ここからさらに針先を貫通させる(歯の間であればより強固に針を食い込ませる)ことが必要です。それはリール操作で行います。合わせた後はすかさずリールを巻く。リールが巻けなくなる、つまり、タイが糸を止める状態になれば合わせが完了したと思ってよいでしょう。場合によっては2丁合わせ(いったん合わせ、その後に糸フケをとり再度合わせを入れる)を行います。

また、合わせの時にはスプールを親指で抑えて糸の出を止めることも肝心です(このせいでアワセ切れすることは滅多にありません)。

さあ、ドーパミン噴出のやりとり開始です(^^)

アワセがきっちり決まるまでは僅かな時間です。この間、たいていのタイは大人しくしてます(急に走る魚もいますが、しっかりと合わせた場合は、一呼吸置いてから引きます)。その直後、マダイは強烈な抵抗をはじめます。この時こそが鴨居シャクリの一番楽しい時間。先調子の竿が鋭く絞り込まれまるわけです。この快感、カワハギ釣っててその仕掛けにマダイが食ったことを想像してみてください(まさにそのまんまだけど^^;)。

コマセダイのようなハリスをかばうドラグワークは不要です。使うハリスは4号ですので、ドラグは糸の強度で固定しっぱなしで構いません。中層までは何度か底に戻ろうとします。大型の場合はドラグから糸を引っ張らせてやって構いません。止まったら巻く、引いたら耐えるの繰り返しで、魚の弱るのを待ちます。

竿先が激しく、ガンガンガン!!と叩かれます。これにびびって糸を緩めてはダメ。魚が首を振っているときは竿でしのぎ、頭を返して走り出したらドラグから糸を引き出させていなします。この繰り返しで、マダイは必ず浮いてきます。
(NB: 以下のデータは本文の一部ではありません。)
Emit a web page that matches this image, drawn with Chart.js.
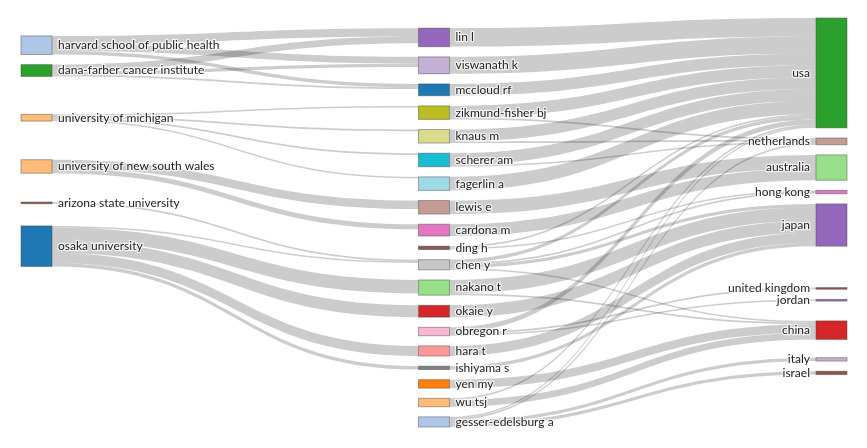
<!DOCTYPE html>
<html>
<head>
<meta charset="utf-8">
<script src="https://cdn.jsdelivr.net/npm/chart.js@4.4.1/dist/chart.umd.min.js"></script>
<style>
  html, body { margin: 0; padding: 0; background: #fff; }
  #wrap { width: 867px; height: 448px; }
</style>
</head>
<body>
<div id="wrap"><canvas id="sankeyChart"></canvas></div>
<script>
// three fields: affiliations -> authors -> countries
const institutions = [
  "harvard school of public health",
  "dana-farber cancer institute",
  "university of michigan",
  "university of new south wales",
  "arizona state university",
  "osaka university"
];
const authors = [
  "lin l", "viswanath k", "mccloud rf", "zikmund-fisher bj", "knaus m",
  "scherer am", "fagerlin a", "lewis e", "cardona m", "ding h", "chen y",
  "nakano t", "okaie y", "obregon r", "hara t", "ishiyama s", "yen my",
  "wu tsj", "gesser-edelsburg a"
];
const countries = [
  "usa", "netherlands", "australia", "hong kong", "japan",
  "united kingdom", "jordan", "china", "italy", "israel"
];

// [from, to, value]
const institutionLinks = [
  ["harvard school of public health", "lin l", 5],
  ["harvard school of public health", "viswanath k", 4],
  ["harvard school of public health", "mccloud rf", 2],
  ["dana-farber cancer institute", "lin l", 4],
  ["dana-farber cancer institute", "viswanath k", 2],
  ["dana-farber cancer institute", "mccloud rf", 1],
  ["university of michigan", "zikmund-fisher bj", 1],
  ["university of michigan", "knaus m", 1],
  ["university of michigan", "scherer am", 1],
  ["university of michigan", "fagerlin a", 1],
  ["university of new south wales", "lewis e", 5],
  ["university of new south wales", "cardona m", 3],
  ["arizona state university", "chen y", 1],
  ["osaka university", "chen y", 1],
  ["osaka university", "nakano t", 8],
  ["osaka university", "okaie y", 7],
  ["osaka university", "hara t", 6],
  ["osaka university", "ishiyama s", 2]
];
const authorLinks = [
  ["lin l", "usa", 11],
  ["viswanath k", "usa", 10],
  ["mccloud rf", "usa", 7],
  ["zikmund-fisher bj", "usa", 7],
  ["zikmund-fisher bj", "netherlands", 1],
  ["knaus m", "usa", 7],
  ["knaus m", "netherlands", 1],
  ["scherer am", "usa", 7],
  ["scherer am", "netherlands", 1],
  ["fagerlin a", "usa", 8],
  ["lewis e", "australia", 8],
  ["cardona m", "australia", 7],
  ["ding h", "usa", 1],
  ["ding h", "hong kong", 1],
  ["chen y", "usa", 2],
  ["chen y", "hong kong", 1],
  ["chen y", "japan", 2],
  ["chen y", "china", 1],
  ["nakano t", "japan", 8],
  ["nakano t", "china", 1],
  ["okaie y", "japan", 7],
  ["obregon r", "usa", 3],
  ["obregon r", "united kingdom", 1],
  ["obregon r", "jordan", 1],
  ["hara t", "japan", 6],
  ["ishiyama s", "japan", 2],
  ["yen my", "china", 5],
  ["wu tsj", "china", 4],
  ["wu tsj", "usa", 1],
  ["gesser-edelsburg a", "italy", 2],
  ["gesser-edelsburg a", "israel", 2],
  ["gesser-edelsburg a", "netherlands", 1],
  ["gesser-edelsburg a", "usa", 1]
];

const institutionColors = ["#aec7e8", "#2ca02c", "#ffbb78", "#ffbb78", "#8c564b", "#1f77b4"];
const authorColors = [
  "#9467bd", "#c5b0d5", "#1f77b4", "#bcbd22", "#dbdb8d", "#17becf", "#9edae5",
  "#c49c94", "#e377c2", "#8c564b", "#c7c7c7", "#98df8a", "#d62728", "#f7b6d2",
  "#ff9896", "#7f7f7f", "#ff7f0e", "#ffbb78", "#aec7e8"
];
const countryColors = [
  "#2ca02c", "#c49c94", "#98df8a", "#e377c2", "#9467bd",
  "#8c564b", "#9467bd", "#d62728", "#c5b0d5", "#8c564b"
];

const NODE_WIDTH = 0.078;             // in x units, one column = 1
const NODE_PAD = 6;                   // in value units
const COLUMN_PULL = [0.6, 0, 0];      // outer nodes relax toward linked nodes
const COLUMN_SETTLE = [0, 0, 0.5];    // nodes with room under the stack sink toward their links

function buildGraph() {
  const fields = [[institutions, institutionColors], [authors, authorColors], [countries, countryColors]];
  const columns = fields.map(([names, colors], c) =>
    names.map((name, i) => ({ name, column: c, color: colors[i], inLinks: [], outLinks: [] })));
  const find = (c, name) => columns[c].find(n => n.name === name);
  const links = [];
  institutionLinks.forEach(([s, t, v]) => links.push({ source: find(0, s), target: find(1, t), value: v }));
  authorLinks.forEach(([s, t, v]) => links.push({ source: find(1, s), target: find(2, t), value: v }));
  links.forEach(l => { l.source.outLinks.push(l); l.target.inLinks.push(l); });
  columns.flat().forEach(n => {
    const sum = arr => arr.reduce((a, l) => a + l.value, 0);
    n.value = Math.max(sum(n.inLinks), sum(n.outLinks));
  });
  return { columns, links };
}

const center = n => (n.y0 + n.y1) / 2;
const shift = (n, dy) => { n.y0 += dy; n.y1 += dy; };

// weighted centre of the nodes a node is linked to
function linkedCenter(n) {
  let s = 0, w = 0;
  n.inLinks.concat(n.outLinks).forEach(l => {
    const other = l.source === n ? l.target : l.source;
    s += center(other) * l.value;
    w += l.value;
  });
  return w ? s / w : center(n);
}

function resolveCollisions(col, yMax) {
  let y = 0;
  col.forEach(n => {
    if (y - n.y0 > 0) shift(n, y - n.y0);
    y = n.y1 + NODE_PAD;
  });
  const last = col[col.length - 1];
  if (last.y1 > yMax) {
    shift(last, yMax - last.y1);
    for (let i = col.length - 2; i >= 0; i--) {
      const dy = col[i].y1 + NODE_PAD - col[i + 1].y0;
      if (dy > 0) shift(col[i], -dy);
    }
  }
}

function settle(col, yMax, amount) {
  const stackBottom = col[col.length - 1].y1;
  for (let i = col.length - 1; i >= 0; i--) {
    const n = col[i];
    const target = linkedCenter(n);
    if (target - n.value / 2 <= stackBottom) continue;
    const limit = i === col.length - 1 ? yMax : col[i + 1].y0 - NODE_PAD;
    const dy = Math.min((target - center(n)) * amount, limit - n.y1);
    if (dy > 0) shift(n, dy);
  }
}

function layout(graph) {
  const extents = graph.columns.map(col =>
    col.reduce((a, n) => a + n.value, 0) + (col.length - 1) * NODE_PAD);
  const yMax = Math.max(...extents) + NODE_PAD;

  graph.columns.forEach(col => {
    let y = 0;
    col.forEach(n => { n.y0 = y; n.y1 = y + n.value; y = n.y1 + NODE_PAD; });
  });
  // the tightest column sits on the bottom edge
  const widest = extents.indexOf(Math.max(...extents));
  graph.columns[widest].forEach(n => shift(n, yMax - extents[widest]));

  graph.columns.forEach((col, c) => {
    if (COLUMN_PULL[c]) {
      col.forEach(n => shift(n, (linkedCenter(n) - center(n)) * COLUMN_PULL[c]));
      resolveCollisions(col, yMax);
    }
    if (COLUMN_SETTLE[c]) settle(col, yMax, COLUMN_SETTLE[c]);
  });

  graph.columns.flat().forEach(n => {
    n.outLinks.sort((a, b) => a.target.y0 - b.target.y0);
    n.inLinks.sort((a, b) => a.source.y0 - b.source.y0);
    let y = n.y0;
    n.outLinks.forEach(l => { l.sy = y; y += l.value; });
    y = n.y0;
    n.inLinks.forEach(l => { l.ty = y; y += l.value; });
  });
  return yMax;
}

const graph = buildGraph();
const yMax = layout(graph);

const sankeyPlugin = {
  id: "sankey",
  afterDatasetsDraw(chart) {
    const { ctx, scales: { x, y } } = chart;
    ctx.save();

    // links
    ctx.fillStyle = "rgba(0,0,0,0.2)";
    graph.links.forEach(l => {
      const x0 = x.getPixelForValue(l.source.column + NODE_WIDTH);
      const x1 = x.getPixelForValue(l.target.column);
      const xm = (x0 + x1) / 2;
      const s0 = y.getPixelForValue(l.sy), s1 = y.getPixelForValue(l.sy + l.value);
      const t0 = y.getPixelForValue(l.ty), t1 = y.getPixelForValue(l.ty + l.value);
      ctx.beginPath();
      ctx.moveTo(x0, s0);
      ctx.bezierCurveTo(xm, s0, xm, t0, x1, t0);
      ctx.lineTo(x1, t1);
      ctx.bezierCurveTo(xm, t1, xm, s1, x0, s1);
      ctx.closePath();
      ctx.fill();
    });

    // nodes
    graph.columns.flat().forEach(n => {
      const left = x.getPixelForValue(n.column);
      const right = x.getPixelForValue(n.column + NODE_WIDTH);
      const top = y.getPixelForValue(n.y0);
      const bottom = y.getPixelForValue(n.y1);
      ctx.fillStyle = n.color;
      ctx.fillRect(left, top, right - left, bottom - top);
      ctx.strokeStyle = "rgba(68,68,68,0.45)";
      ctx.lineWidth = 1;
      ctx.strokeRect(left, top, right - left, bottom - top);
    });

    // labels
    ctx.font = "12px Lato";
    ctx.textBaseline = "middle";
    ctx.lineJoin = "round";
    graph.columns.flat().forEach(n => {
      const isLast = n.column === 2;
      const tx = isLast ? x.getPixelForValue(n.column) - 6 : x.getPixelForValue(n.column + NODE_WIDTH) + 6;
      const ty = y.getPixelForValue(center(n));
      ctx.textAlign = isLast ? "right" : "left";
      ctx.strokeStyle = "rgba(255,255,255,0.75)";
      ctx.lineWidth = 2.5;
      ctx.strokeText(n.name, tx, ty);
      ctx.fillStyle = "#222";
      ctx.fillText(n.name, tx, ty);
    });
    ctx.restore();
  }
};

new Chart(document.getElementById("sankeyChart"), {
  type: "scatter",
  data: { datasets: [] },
  options: {
    responsive: true,
    maintainAspectRatio: false,
    animation: false,
    layout: { padding: { left: 21, right: 20, top: 18, bottom: 21 } },
    plugins: { legend: { display: false }, tooltip: { enabled: false } },
    scales: {
      x: { type: "linear", display: false, min: 0, max: 2 + NODE_WIDTH },
      y: { type: "linear", display: false, min: 0, max: yMax, reverse: true }
    }
  },
  plugins: [sankeyPlugin]
});
</script>
</body>
</html>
ひつこいですが^^;、ここのやりとりが最も楽しいところ。鴨居シャクリが竿釣りの中で最も刺激的と私が思う所以であります。

テンビンが水面まで上がったら、テンビンを竿先近くまで巻き上げてください。そのまま竿を立てれば、2ヒロのハリスの先の魚は水面に泳ぎます。ここで玉網を入れればOK。

鴨居のタイの魅力は味にもあり

鴨居の海は江戸時代には幕府への献上鯛として漁が行われた由緒ある場所。コマセ釣り全盛の現代においても、アシカ島以北のマダイ釣りではコマセを使用していません。さらに、浦賀水道の速潮と、東京湾の豊富な餌により育まれた鴨居の鯛は、姿形が美しく、透明感溢れる身質です。鴨居大根で取れた食べ頃サイズの目の下一尺(さらに♀)、こいつの刺身はだれがなんと言おうと文句なく旨い!と私はここに断言します(^^)。